→ **DATA SHOWN**
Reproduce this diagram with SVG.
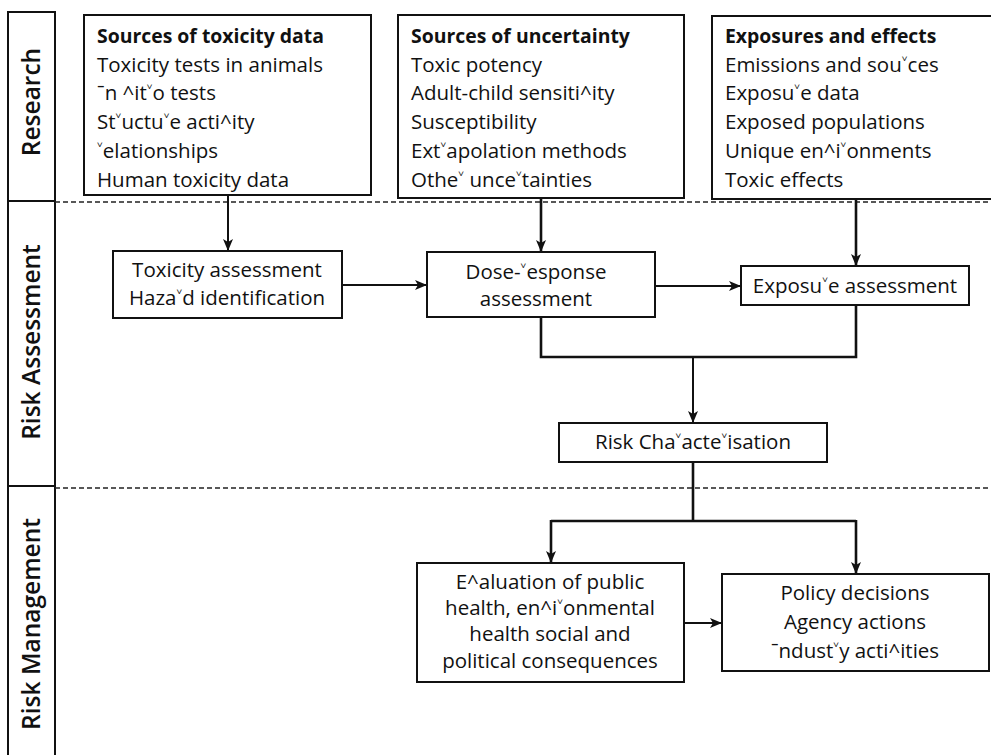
<svg xmlns="http://www.w3.org/2000/svg" width="991" height="755" viewBox="0 0 991 755">
<style>
.bx{fill:#fff;stroke:#111;stroke-width:2}
.t{font-family:"Open Sans","Noto Sans","DejaVu Sans",sans-serif;font-size:20.5px;fill:#111}
.b{font-weight:bold;font-size:19.4px}
.c{text-anchor:middle}
.lane{font-family:"Open Sans","Noto Sans","DejaVu Sans",sans-serif;font-size:24.5px;font-weight:600;fill:#111;text-anchor:middle}
.ln{fill:none;stroke:#111;stroke-width:2}
.thk{stroke-width:2.6}
.dash{fill:none;stroke:#222;stroke-width:1.5;stroke-dasharray:5 3}
</style>
<defs>
<marker id="ah" viewBox="0 0 12 10" refX="11" refY="5" markerWidth="12" markerHeight="10" markerUnits="userSpaceOnUse" orient="auto">
<path d="M0,0 L12,5 L0,10 L3,5 Z" fill="#111"/>
</marker>
</defs>
<rect width="991" height="755" fill="#fff"/>
<g id="lanes">
<path class="ln" d="M8,755 V12 H55 V755 M8,201 H55 M8,486 H55"/>
<line class="dash" x1="55" y1="202" x2="991" y2="202"/>
<line class="dash" x1="55" y1="488" x2="991" y2="488"/>
<text class="lane" transform="translate(40,102) rotate(-90)">Research</text>
<text class="lane" transform="translate(40,342) rotate(-90)">Risk Assessment</text>
<text class="lane" transform="translate(40,624) rotate(-90)">Risk Management</text>
</g>
<g id="connectors">
<line class="ln" x1="228" y1="196" x2="228" y2="250" marker-end="url(#ah)"/>
<line class="ln thk" x1="541" y1="198" x2="541" y2="251" marker-end="url(#ah)"/>
<line class="ln thk" x1="856" y1="199" x2="856" y2="265" marker-end="url(#ah)"/>
<line class="ln" x1="342" y1="285" x2="426" y2="285" marker-end="url(#ah)"/>
<line class="ln" x1="655" y1="286" x2="740" y2="286" marker-end="url(#ah)"/>
<path class="ln thk" d="M541,317 V357 H856 V305"/>
<line class="ln" x1="693" y1="357" x2="693" y2="422" marker-end="url(#ah)"/>
<path class="ln thk" d="M693,462 V521 M551,521 H856"/>
<line class="ln thk" x1="551" y1="520" x2="551" y2="562" marker-end="url(#ah)"/>
<line class="ln thk" x1="856" y1="520" x2="856" y2="573" marker-end="url(#ah)"/>
<line class="ln" x1="684" y1="623" x2="721" y2="623" marker-end="url(#ah)"/>
</g>
<g id="toxdata">
<rect class="bx" x="84" y="15" width="287" height="180"/>
<text class="t b" x="97" y="43">Sources of toxicity data</text>
<text class="t" x="97" y="72">Toxicity tests in animals</text>
<text class="t" x="97" y="100">ˉn ^it˅o tests</text>
<text class="t" x="97" y="129">St˅uctu˅e acti^ity</text>
<text class="t" x="97" y="158">˅elationships</text>
<text class="t" x="97" y="187">Human toxicity data</text>
</g>
<g id="uncertainty">
<rect class="bx" x="398" y="15" width="286" height="183"/>
<text class="t b" x="411" y="43">Sources of uncertainty</text>
<text class="t" x="411" y="72">Toxic potency</text>
<text class="t" x="411" y="100">Adult-child sensiti^ity</text>
<text class="t" x="411" y="129">Susceptibility</text>
<text class="t" x="411" y="158">Ext˅apolation methods</text>
<text class="t" x="411" y="187">Othe˅ unce˅tainties</text>
</g>
<g id="exposures">
<rect class="bx" x="712" y="16" width="290" height="183"/>
<text class="t b" x="725" y="43">Exposures and effects</text>
<text class="t" x="725" y="72">Emissions and sou˅ces</text>
<text class="t" x="725" y="100">Exposu˅e data</text>
<text class="t" x="725" y="129">Exposed populations</text>
<text class="t" x="725" y="158">Unique en^i˅onments</text>
<text class="t" x="725" y="187">Toxic effects</text>
</g>
<g id="toxassess">
<rect class="bx" x="113" y="251" width="229" height="67"/>
<text class="t c" x="227" y="277">Toxicity assessment</text>
<text class="t c" x="227" y="305">Haza˅d identification</text>
</g>
<g id="doseresponse">
<rect class="bx" x="427" y="252" width="228" height="65"/>
<text class="t c" x="536" y="279">Dose-˅esponse</text>
<text class="t c" x="536" y="306">assessment</text>
</g>
<g id="exposure">
<rect class="bx" x="741" y="266" width="228" height="39"/>
<text class="t c" x="855" y="293">Exposu˅e assessment</text>
</g>
<g id="riskchar">
<rect class="bx" x="559" y="423" width="268" height="39"/>
<text class="t c" x="693" y="449">Risk Cha˅acte˅isation</text>
</g>
<g id="evaluation">
<rect class="bx" x="417" y="563" width="267" height="119"/>
<text class="t c" x="550" y="589">E^aluation of public</text>
<text class="t c" x="550" y="615">health, en^i˅onmental</text>
<text class="t c" x="550" y="641">health social and</text>
<text class="t c" x="550" y="668">political consequences</text>
</g>
<g id="policy">
<rect class="bx" x="722" y="574" width="267" height="97"/>
<text class="t c" x="855" y="600">Policy decisions</text>
<text class="t c" x="855" y="629">Agency actions</text>
<text class="t c" x="855" y="658">ˉndust˅y acti^ities</text>
</g>
</svg>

→ **WHAT THE TASK REQUIRES**
Your copy of the data should match it exactly, except that pictures are left out.

→ **EXERCISE RESPONSE**
Reproduce this diagram with SVG.
<svg xmlns="http://www.w3.org/2000/svg" width="991" height="755" viewBox="0 0 991 755">
<style>
.bx{fill:#fff;stroke:#111;stroke-width:2}
.t{font-family:"Open Sans","Noto Sans","DejaVu Sans",sans-serif;font-size:20.5px;fill:#111}
.b{font-weight:bold;font-size:19.4px}
.c{text-anchor:middle}
.lane{font-family:"Open Sans","Noto Sans","DejaVu Sans",sans-serif;font-size:24.5px;font-weight:600;fill:#111;text-anchor:middle}
.ln{fill:none;stroke:#111;stroke-width:2}
.thk{stroke-width:2.6}
.dash{fill:none;stroke:#222;stroke-width:1.5;stroke-dasharray:5 3}
</style>
<defs>
<marker id="ah" viewBox="0 0 12 10" refX="11" refY="5" markerWidth="12" markerHeight="10" markerUnits="userSpaceOnUse" orient="auto">
<path d="M0,0 L12,5 L0,10 L3,5 Z" fill="#111"/>
</marker>
</defs>
<rect width="991" height="755" fill="#fff"/>
<g id="lanes">
<path class="ln" d="M8,755 V12 H55 V755 M8,201 H55 M8,486 H55"/>
<line class="dash" x1="55" y1="202" x2="991" y2="202"/>
<line class="dash" x1="55" y1="488" x2="991" y2="488"/>
<text class="lane" transform="translate(40,102) rotate(-90)">Research</text>
<text class="lane" transform="translate(40,342) rotate(-90)">Risk Assessment</text>
<text class="lane" transform="translate(40,624) rotate(-90)">Risk Management</text>
</g>
<g id="connectors">
<line class="ln" x1="228" y1="196" x2="228" y2="250" marker-end="url(#ah)"/>
<line class="ln thk" x1="541" y1="198" x2="541" y2="251" marker-end="url(#ah)"/>
<line class="ln thk" x1="856" y1="199" x2="856" y2="265" marker-end="url(#ah)"/>
<line class="ln" x1="342" y1="285" x2="426" y2="285" marker-end="url(#ah)"/>
<line class="ln" x1="655" y1="286" x2="740" y2="286" marker-end="url(#ah)"/>
<path class="ln thk" d="M541,317 V357 H856 V305"/>
<line class="ln" x1="693" y1="357" x2="693" y2="422" marker-end="url(#ah)"/>
<path class="ln thk" d="M693,462 V521 M551,521 H856"/>
<line class="ln thk" x1="551" y1="520" x2="551" y2="562" marker-end="url(#ah)"/>
<line class="ln thk" x1="856" y1="520" x2="856" y2="573" marker-end="url(#ah)"/>
<line class="ln" x1="684" y1="623" x2="721" y2="623" marker-end="url(#ah)"/>
</g>
<g id="toxdata">
<rect class="bx" x="84" y="15" width="287" height="180"/>
<text class="t b" x="97" y="43">Sources of toxicity data</text>
<text class="t" x="97" y="72">Toxicity tests in animals</text>
<text class="t" x="97" y="100">ˉn ^it˅o tests</text>
<text class="t" x="97" y="129">St˅uctu˅e acti^ity</text>
<text class="t" x="97" y="158">˅elationships</text>
<text class="t" x="97" y="187">Human toxicity data</text>
</g>
<g id="uncertainty">
<rect class="bx" x="398" y="15" width="286" height="183"/>
<text class="t b" x="411" y="43">Sources of uncertainty</text>
<text class="t" x="411" y="72">Toxic potency</text>
<text class="t" x="411" y="100">Adult-child sensiti^ity</text>
<text class="t" x="411" y="129">Susceptibility</text>
<text class="t" x="411" y="158">Ext˅apolation methods</text>
<text class="t" x="411" y="187">Othe˅ unce˅tainties</text>
</g>
<g id="exposures">
<rect class="bx" x="712" y="16" width="290" height="183"/>
<text class="t b" x="725" y="43">Exposures and effects</text>
<text class="t" x="725" y="72">Emissions and sou˅ces</text>
<text class="t" x="725" y="100">Exposu˅e data</text>
<text class="t" x="725" y="129">Exposed populations</text>
<text class="t" x="725" y="158">Unique en^i˅onments</text>
<text class="t" x="725" y="187">Toxic effects</text>
</g>
<g id="toxassess">
<rect class="bx" x="113" y="251" width="229" height="67"/>
<text class="t c" x="227" y="277">Toxicity assessment</text>
<text class="t c" x="227" y="305">Haza˅d identification</text>
</g>
<g id="doseresponse">
<rect class="bx" x="427" y="252" width="228" height="65"/>
<text class="t c" x="536" y="279">Dose-˅esponse</text>
<text class="t c" x="536" y="306">assessment</text>
</g>
<g id="exposure">
<rect class="bx" x="741" y="266" width="228" height="39"/>
<text class="t c" x="855" y="293">Exposu˅e assessment</text>
</g>
<g id="riskchar">
<rect class="bx" x="559" y="423" width="268" height="39"/>
<text class="t c" x="693" y="449">Risk Cha˅acte˅isation</text>
</g>
<g id="evaluation">
<rect class="bx" x="417" y="563" width="267" height="119"/>
<text class="t c" x="550" y="589">E^aluation of public</text>
<text class="t c" x="550" y="615">health, en^i˅onmental</text>
<text class="t c" x="550" y="641">health social and</text>
<text class="t c" x="550" y="668">political consequences</text>
</g>
<g id="policy">
<rect class="bx" x="722" y="574" width="267" height="97"/>
<text class="t c" x="855" y="600">Policy decisions</text>
<text class="t c" x="855" y="629">Agency actions</text>
<text class="t c" x="855" y="658">ˉndust˅y acti^ities</text>
</g>
</svg>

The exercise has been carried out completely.